Jean Rhys

born Aug. 24, 1890, Roseau, Dominica,
Windward Islands, West Indies
died May 14, 1979, Exeter, Devon, Eng.
West Indian novelist who earned acclaim
for her early works set in the bohemian
world of Europe in the 1920s and ’30s but
who stopped writing for nearly three
decades, until she wrote a successful novel
set in the West Indies.
The daughter of a Welsh doctor and a
Creole mother, Rhys lived and was educated
in Dominica until she went to London at the
age of 16 and worked as an actress before
moving to Paris. There she was encouraged to
write by the English novelist Ford Madox
Ford. Her first book, a collection of short
stories, The Left Bank (1927), was followed
by such novels as Postures (1928), After
Leaving Mr.
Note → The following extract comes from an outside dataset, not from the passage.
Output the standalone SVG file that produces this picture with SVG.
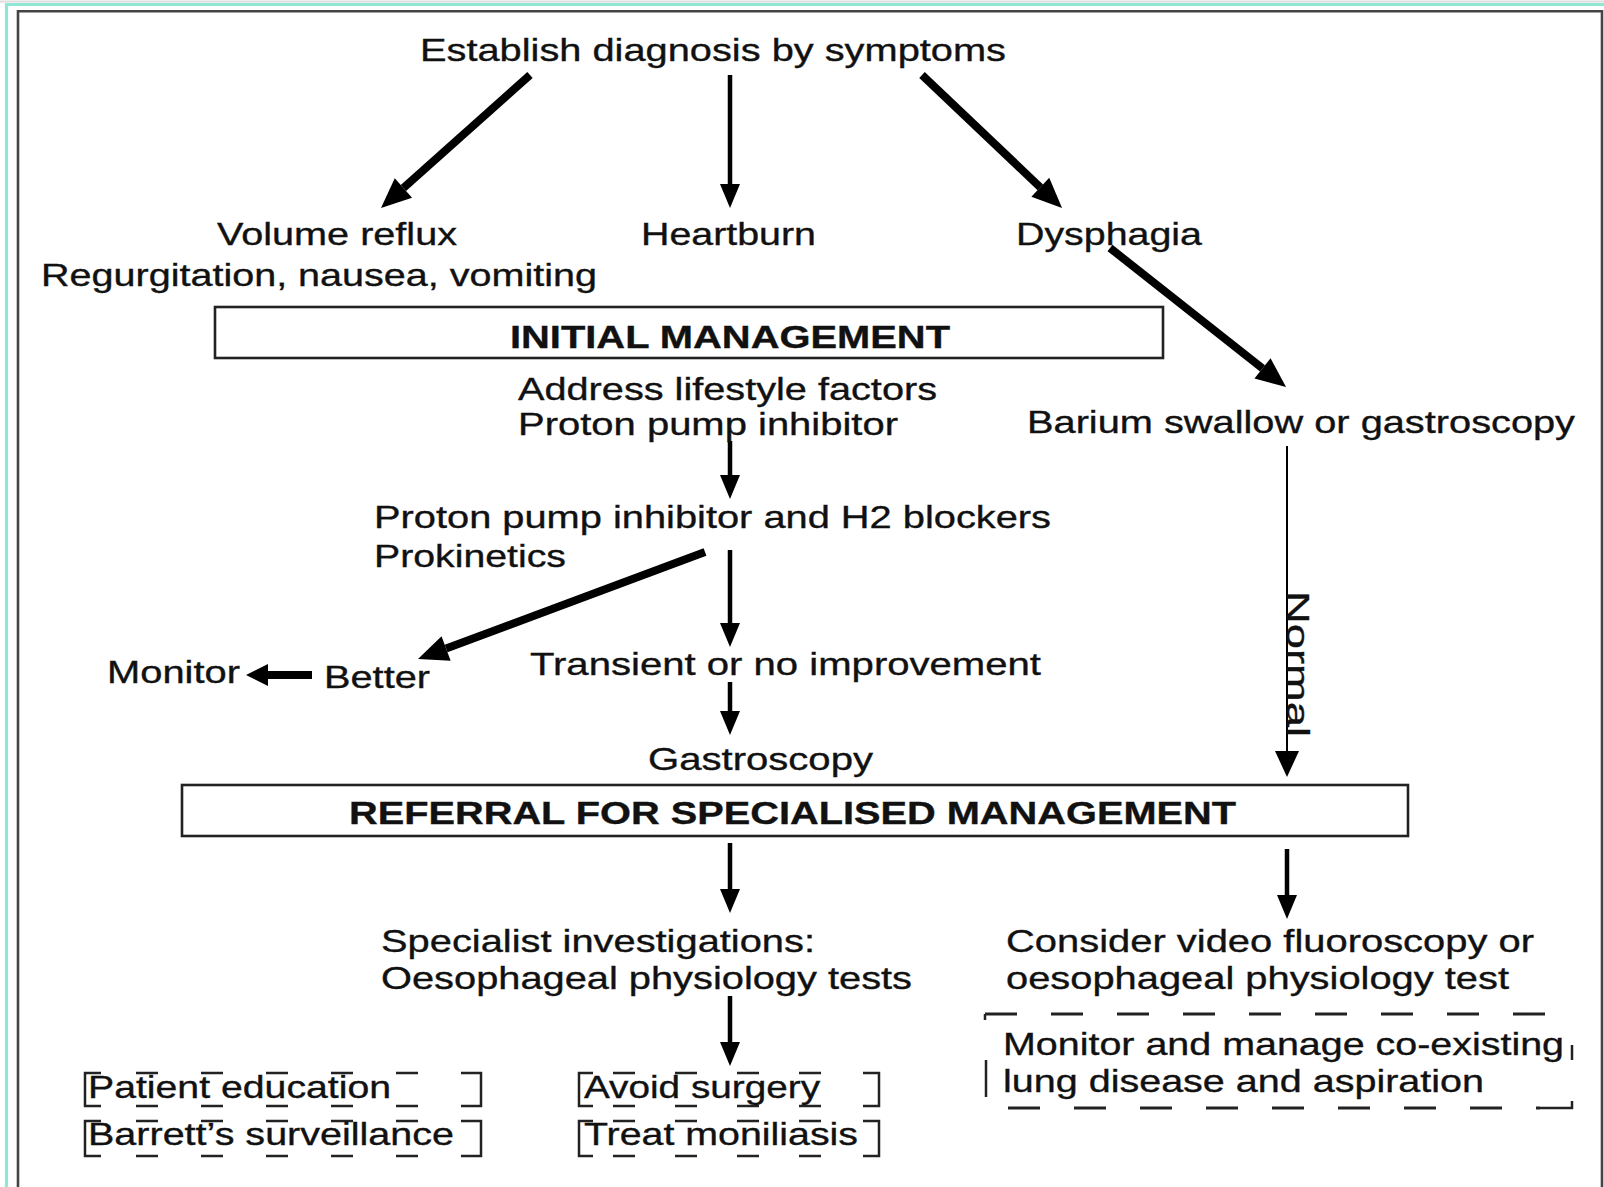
<svg xmlns="http://www.w3.org/2000/svg" width="1604" height="1187" viewBox="0 0 1604 1187">
<style>
.t{font-family:"Liberation Sans",Arial,Helvetica,sans-serif;font-size:32px;fill:#111;stroke:#111;stroke-width:0.35px;}
.b{font-weight:bold;}
.frame{fill:none;stroke:#444;stroke-width:2.6;}
.box{fill:#fff;stroke:#222;stroke-width:2.6;}
.a{fill:none;stroke:#000;stroke-width:4.5;}
.ak{fill:none;stroke:#000;stroke-width:8;}
.an{fill:none;stroke:#000;stroke-width:2;}
.br{fill:none;stroke:#222;stroke-width:2.5;}
.dl{fill:none;stroke:#222;stroke-width:2.5;stroke-dasharray:22 43;}
.dm{fill:none;stroke:#222;stroke-width:2.5;stroke-dasharray:22 40;}
.dr{fill:none;stroke:#222;stroke-width:3;stroke-dasharray:32 34;}
</style>
<defs>
<marker id="hS" markerUnits="userSpaceOnUse" markerWidth="24" markerHeight="20" refX="0" refY="10" orient="auto" overflow="visible"><path d="M0,0 L24,10 L0,20 Z" fill="#000"/></marker>
<marker id="hB" markerUnits="userSpaceOnUse" markerWidth="30" markerHeight="26" refX="0" refY="13" orient="auto" overflow="visible"><path d="M0,0 L30,13 L0,26 Z" fill="#000"/></marker>
<marker id="hN" markerUnits="userSpaceOnUse" markerWidth="26" markerHeight="24" refX="0" refY="12" orient="auto" overflow="visible"><path d="M0,0 L26,12 L0,24 Z" fill="#000"/></marker>
<marker id="hM" markerUnits="userSpaceOnUse" markerWidth="22" markerHeight="22" refX="0" refY="11" orient="auto" overflow="visible"><path d="M0,0 L22,11 L0,22 Z" fill="#000"/></marker>
</defs>
<rect width="1604" height="1187" fill="#fff"/>
<g id="frame">
<path d="M0,1.5 H1604" stroke="#ddd" stroke-width="2" fill="none"/>
<path d="M6.5,1187 V4.5 H1604" stroke="#8fe6d2" stroke-width="3.2" fill="none"/>
<path class="frame" d="M18,1187 V11.3 H1602 V1187"/>
</g>
<g id="connectors">
<path class="ak" d="M530,75 L403.4,188" marker-end="url(#hB)"/>
<path class="a" d="M730,75 V184" marker-end="url(#hS)"/>
<path class="ak" d="M922,75 L1040.3,187.3" marker-end="url(#hB)"/>
<path class="ak" d="M1110,248 L1262.5,368.4" marker-end="url(#hB)"/>
<path class="a" d="M730,441 V475" marker-end="url(#hS)"/>
<path class="an" d="M1287,446 V751" marker-end="url(#hN)"/>
<path class="ak" d="M705,552 L446.1,648.5" marker-end="url(#hB)"/>
<path class="a" d="M730,550 V623" marker-end="url(#hS)"/>
<path class="a" d="M730,682 V711" marker-end="url(#hS)"/>
<path class="ak" d="M312,675 H268" marker-end="url(#hM)"/>
<path class="a" d="M730,843 V889" marker-end="url(#hS)"/>
<path class="a" d="M1287,849 V895" marker-end="url(#hS)"/>
<path class="a" d="M730,996 V1042" marker-end="url(#hS)"/>
<text class="t" transform="translate(1287,591) rotate(90)" textLength="146" lengthAdjust="spacingAndGlyphs">Normal</text>
</g>
<g id="n-establish"><text class="t" x="420" y="61" textLength="586" lengthAdjust="spacingAndGlyphs">Establish diagnosis by symptoms</text></g>
<g id="n-volume">
<text class="t" x="217" y="245" textLength="240" lengthAdjust="spacingAndGlyphs">Volume reflux</text>
<text class="t" x="41" y="286" textLength="556" lengthAdjust="spacingAndGlyphs">Regurgitation, nausea, vomiting</text>
</g>
<g id="n-heartburn"><text class="t" x="641" y="245" textLength="175" lengthAdjust="spacingAndGlyphs">Heartburn</text></g>
<g id="n-dysphagia"><text class="t" x="1016" y="245" textLength="186" lengthAdjust="spacingAndGlyphs">Dysphagia</text></g>
<g id="n-initial">
<rect class="box" x="215" y="307" width="948" height="51"/>
<text class="t b" x="510" y="348" textLength="440" lengthAdjust="spacingAndGlyphs">INITIAL MANAGEMENT</text>
</g>
<g id="n-lifestyle">
<text class="t" x="518" y="400" textLength="419" lengthAdjust="spacingAndGlyphs">Address lifestyle factors</text>
<text class="t" x="518" y="435" textLength="380" lengthAdjust="spacingAndGlyphs">Proton pump inhibitor</text>
</g>
<g id="n-barium"><text class="t" x="1027" y="433" textLength="548" lengthAdjust="spacingAndGlyphs">Barium swallow or gastroscopy</text></g>
<g id="n-ppi-h2">
<text class="t" x="374" y="528" textLength="677" lengthAdjust="spacingAndGlyphs">Proton pump inhibitor and H2 blockers</text>
<text class="t" x="374" y="567" textLength="192" lengthAdjust="spacingAndGlyphs">Prokinetics</text>
</g>
<g id="n-monitor"><text class="t" x="107" y="683" textLength="133" lengthAdjust="spacingAndGlyphs">Monitor</text></g>
<g id="n-better"><text class="t" x="324" y="688" textLength="106" lengthAdjust="spacingAndGlyphs">Better</text></g>
<g id="n-transient"><text class="t" x="530" y="675" textLength="511" lengthAdjust="spacingAndGlyphs">Transient or no improvement</text></g>
<g id="n-gastroscopy"><text class="t" x="648" y="770" textLength="225" lengthAdjust="spacingAndGlyphs">Gastroscopy</text></g>
<g id="n-referral">
<rect class="box" x="182" y="785" width="1226" height="51"/>
<text class="t b" x="349" y="824" textLength="887" lengthAdjust="spacingAndGlyphs">REFERRAL FOR SPECIALISED MANAGEMENT</text>
</g>
<g id="n-specialist">
<text class="t" x="381" y="952" textLength="434" lengthAdjust="spacingAndGlyphs">Specialist investigations:</text>
<text class="t" x="381" y="989" textLength="531" lengthAdjust="spacingAndGlyphs">Oesophageal physiology tests</text>
</g>
<g id="n-consider">
<text class="t" x="1006" y="952" textLength="528" lengthAdjust="spacingAndGlyphs">Consider video fluoroscopy or</text>
<text class="t" x="1006" y="989" textLength="503" lengthAdjust="spacingAndGlyphs">oesophageal physiology test</text>
</g>
<g id="n-comorbid">
<path class="dr" d="M985,1014 H1545"/>
<path class="br" stroke-width="3" d="M985,1014 V1020 M986,1060 V1097 M1572,1045 V1060 M1540,1108 H1572 V1101"/>
<path class="dr" d="M1008,1108 H1540"/>
<text class="t" x="1003" y="1055" textLength="561" lengthAdjust="spacingAndGlyphs">Monitor and manage co-existing</text>
<text class="t" x="1003" y="1092" textLength="481" lengthAdjust="spacingAndGlyphs">lung disease and aspiration</text>
</g>
<g id="n-patient-education">
<path class="br" d="M101,1073 H85 V1106 H101 M465,1073 H481 V1106 H465"/>
<path class="dl" d="M136,1073 H465 M136,1106 H465"/>
<text class="t" x="88" y="1098" textLength="303" lengthAdjust="spacingAndGlyphs">Patient education</text>
</g>
<g id="n-barretts">
<path class="br" d="M101,1121 H85 V1156 H101 M465,1121 H481 V1156 H465"/>
<path class="dl" d="M136,1121 H465 M136,1156 H465"/>
<text class="t" x="88" y="1145" textLength="366" lengthAdjust="spacingAndGlyphs">Barrett’s surveillance</text>
</g>
<g id="n-avoid-surgery">
<path class="br" d="M593,1073 H579 V1106 H593 M863,1073 H879 V1106 H863"/>
<path class="dm" d="M613,1073 H861 M613,1106 H861"/>
<text class="t" x="584" y="1098" textLength="236" lengthAdjust="spacingAndGlyphs">Avoid surgery</text>
</g>
<g id="n-moniliasis">
<path class="br" d="M593,1121 H579 V1156 H593 M863,1121 H879 V1156 H863"/>
<path class="dm" d="M613,1121 H861 M613,1156 H861"/>
<text class="t" x="584" y="1145" textLength="274" lengthAdjust="spacingAndGlyphs">Treat moniliasis</text>
</g>
</svg>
Mackenzie (1931), Voyage in the
Dark (1934), and Good Morning, Midnight
(1939).
After moving to Cornwall she wrote
nothing until her remarkably successful Wide
Sargasso Sea (1966), a novel that
reconstructed the earlier life of the
fictional character Antoinette Cosway, who
was Mr. Rochester’s mad first wife in
Charlotte Brontė’s Jane Eyre. Tigers Are
Better-Looking, with a Selection from the
Left Bank (1968) and Sleep It Off Lady
(1976), both short-story collections,
followed. Smile Please, an unfinished
autobiography, was published in 1979.